-- start --

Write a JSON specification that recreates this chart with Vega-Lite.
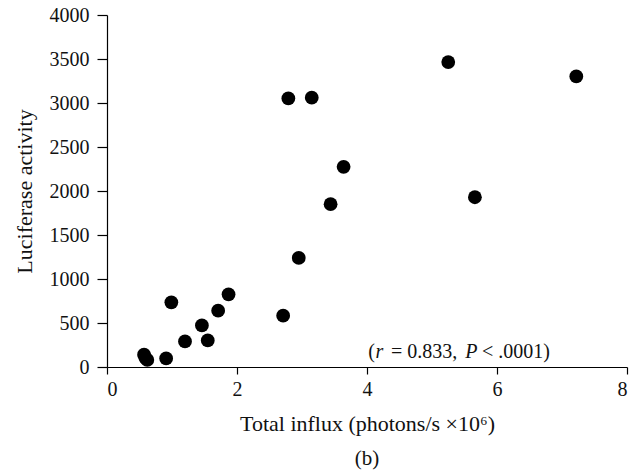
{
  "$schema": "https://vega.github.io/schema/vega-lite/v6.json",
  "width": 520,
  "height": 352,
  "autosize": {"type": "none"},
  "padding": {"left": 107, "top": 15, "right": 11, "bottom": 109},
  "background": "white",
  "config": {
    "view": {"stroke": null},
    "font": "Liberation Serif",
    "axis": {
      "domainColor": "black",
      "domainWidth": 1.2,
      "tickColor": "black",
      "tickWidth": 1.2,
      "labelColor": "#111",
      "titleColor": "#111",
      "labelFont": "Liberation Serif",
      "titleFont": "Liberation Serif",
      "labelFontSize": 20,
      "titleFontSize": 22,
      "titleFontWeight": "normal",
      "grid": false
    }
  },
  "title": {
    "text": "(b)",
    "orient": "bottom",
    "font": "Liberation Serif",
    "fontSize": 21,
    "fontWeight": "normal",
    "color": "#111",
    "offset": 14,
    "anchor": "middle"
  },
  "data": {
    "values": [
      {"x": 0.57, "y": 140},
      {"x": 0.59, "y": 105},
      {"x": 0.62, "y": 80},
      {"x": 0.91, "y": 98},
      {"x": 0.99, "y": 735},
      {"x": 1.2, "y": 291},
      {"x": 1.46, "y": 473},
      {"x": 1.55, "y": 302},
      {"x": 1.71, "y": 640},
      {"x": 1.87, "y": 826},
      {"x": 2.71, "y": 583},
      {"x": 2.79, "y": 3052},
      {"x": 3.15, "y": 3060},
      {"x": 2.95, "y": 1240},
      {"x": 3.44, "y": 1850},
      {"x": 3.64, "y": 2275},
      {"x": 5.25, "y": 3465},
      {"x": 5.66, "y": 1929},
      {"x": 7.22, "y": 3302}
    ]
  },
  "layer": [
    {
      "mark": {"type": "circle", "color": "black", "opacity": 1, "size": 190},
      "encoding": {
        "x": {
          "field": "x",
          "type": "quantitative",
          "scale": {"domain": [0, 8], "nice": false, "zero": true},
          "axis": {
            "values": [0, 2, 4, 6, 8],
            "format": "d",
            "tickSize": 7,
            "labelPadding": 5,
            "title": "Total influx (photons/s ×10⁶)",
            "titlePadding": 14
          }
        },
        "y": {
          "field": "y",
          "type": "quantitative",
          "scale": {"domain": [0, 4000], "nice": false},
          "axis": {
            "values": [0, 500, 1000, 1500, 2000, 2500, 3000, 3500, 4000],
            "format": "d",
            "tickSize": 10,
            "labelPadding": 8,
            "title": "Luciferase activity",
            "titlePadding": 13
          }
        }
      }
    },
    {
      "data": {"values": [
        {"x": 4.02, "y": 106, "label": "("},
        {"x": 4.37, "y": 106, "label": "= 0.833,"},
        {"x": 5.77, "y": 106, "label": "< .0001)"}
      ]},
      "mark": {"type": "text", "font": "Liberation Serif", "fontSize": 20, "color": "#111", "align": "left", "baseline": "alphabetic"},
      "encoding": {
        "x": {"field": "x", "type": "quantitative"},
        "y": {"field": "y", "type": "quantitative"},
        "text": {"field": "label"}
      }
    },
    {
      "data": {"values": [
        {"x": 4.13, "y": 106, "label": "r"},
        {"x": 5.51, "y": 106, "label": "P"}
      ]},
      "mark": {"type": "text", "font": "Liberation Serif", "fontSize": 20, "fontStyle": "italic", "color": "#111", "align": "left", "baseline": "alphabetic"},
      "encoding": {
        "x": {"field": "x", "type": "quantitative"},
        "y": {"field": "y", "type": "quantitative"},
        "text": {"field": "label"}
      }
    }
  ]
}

-- end --

**What you need to do**.
The material above holds pictures; copy everything else in it exactly.

**Expected answer**.
Write a JSON specification that recreates this chart with Vega-Lite.
{
  "$schema": "https://vega.github.io/schema/vega-lite/v6.json",
  "width": 520,
  "height": 352,
  "autosize": {"type": "none"},
  "padding": {"left": 107, "top": 15, "right": 11, "bottom": 109},
  "background": "white",
  "config": {
    "view": {"stroke": null},
    "font": "Liberation Serif",
    "axis": {
      "domainColor": "black",
      "domainWidth": 1.2,
      "tickColor": "black",
      "tickWidth": 1.2,
      "labelColor": "#111",
      "titleColor": "#111",
      "labelFont": "Liberation Serif",
      "titleFont": "Liberation Serif",
      "labelFontSize": 20,
      "titleFontSize": 22,
      "titleFontWeight": "normal",
      "grid": false
    }
  },
  "title": {
    "text": "(b)",
    "orient": "bottom",
    "font": "Liberation Serif",
    "fontSize": 21,
    "fontWeight": "normal",
    "color": "#111",
    "offset": 14,
    "anchor": "middle"
  },
  "data": {
    "values": [
      {"x": 0.57, "y": 140},
      {"x": 0.59, "y": 105},
      {"x": 0.62, "y": 80},
      {"x": 0.91, "y": 98},
      {"x": 0.99, "y": 735},
      {"x": 1.2, "y": 291},
      {"x": 1.46, "y": 473},
      {"x": 1.55, "y": 302},
      {"x": 1.71, "y": 640},
      {"x": 1.87, "y": 826},
      {"x": 2.71, "y": 583},
      {"x": 2.79, "y": 3052},
      {"x": 3.15, "y": 3060},
      {"x": 2.95, "y": 1240},
      {"x": 3.44, "y": 1850},
      {"x": 3.64, "y": 2275},
      {"x": 5.25, "y": 3465},
      {"x": 5.66, "y": 1929},
      {"x": 7.22, "y": 3302}
    ]
  },
  "layer": [
    {
      "mark": {"type": "circle", "color": "black", "opacity": 1, "size": 190},
      "encoding": {
        "x": {
          "field": "x",
          "type": "quantitative",
          "scale": {"domain": [0, 8], "nice": false, "zero": true},
          "axis": {
            "values": [0, 2, 4, 6, 8],
            "format": "d",
            "tickSize": 7,
            "labelPadding": 5,
            "title": "Total influx (photons/s ×10⁶)",
            "titlePadding": 14
          }
        },
        "y": {
          "field": "y",
          "type": "quantitative",
          "scale": {"domain": [0, 4000], "nice": false},
          "axis": {
            "values": [0, 500, 1000, 1500, 2000, 2500, 3000, 3500, 4000],
            "format": "d",
            "tickSize": 10,
            "labelPadding": 8,
            "title": "Luciferase activity",
            "titlePadding": 13
          }
        }
      }
    },
    {
      "data": {"values": [
        {"x": 4.02, "y": 106, "label": "("},
        {"x": 4.37, "y": 106, "label": "= 0.833,"},
        {"x": 5.77, "y": 106, "label": "< .0001)"}
      ]},
      "mark": {"type": "text", "font": "Liberation Serif", "fontSize": 20, "color": "#111", "align": "left", "baseline": "alphabetic"},
      "encoding": {
        "x": {"field": "x", "type": "quantitative"},
        "y": {"field": "y", "type": "quantitative"},
        "text": {"field": "label"}
      }
    },
    {
      "data": {"values": [
        {"x": 4.13, "y": 106, "label": "r"},
        {"x": 5.51, "y": 106, "label": "P"}
      ]},
      "mark": {"type": "text", "font": "Liberation Serif", "fontSize": 20, "fontStyle": "italic", "color": "#111", "align": "left", "baseline": "alphabetic"},
      "encoding": {
        "x": {"field": "x", "type": "quantitative"},
        "y": {"field": "y", "type": "quantitative"},
        "text": {"field": "label"}
      }
    }
  ]
}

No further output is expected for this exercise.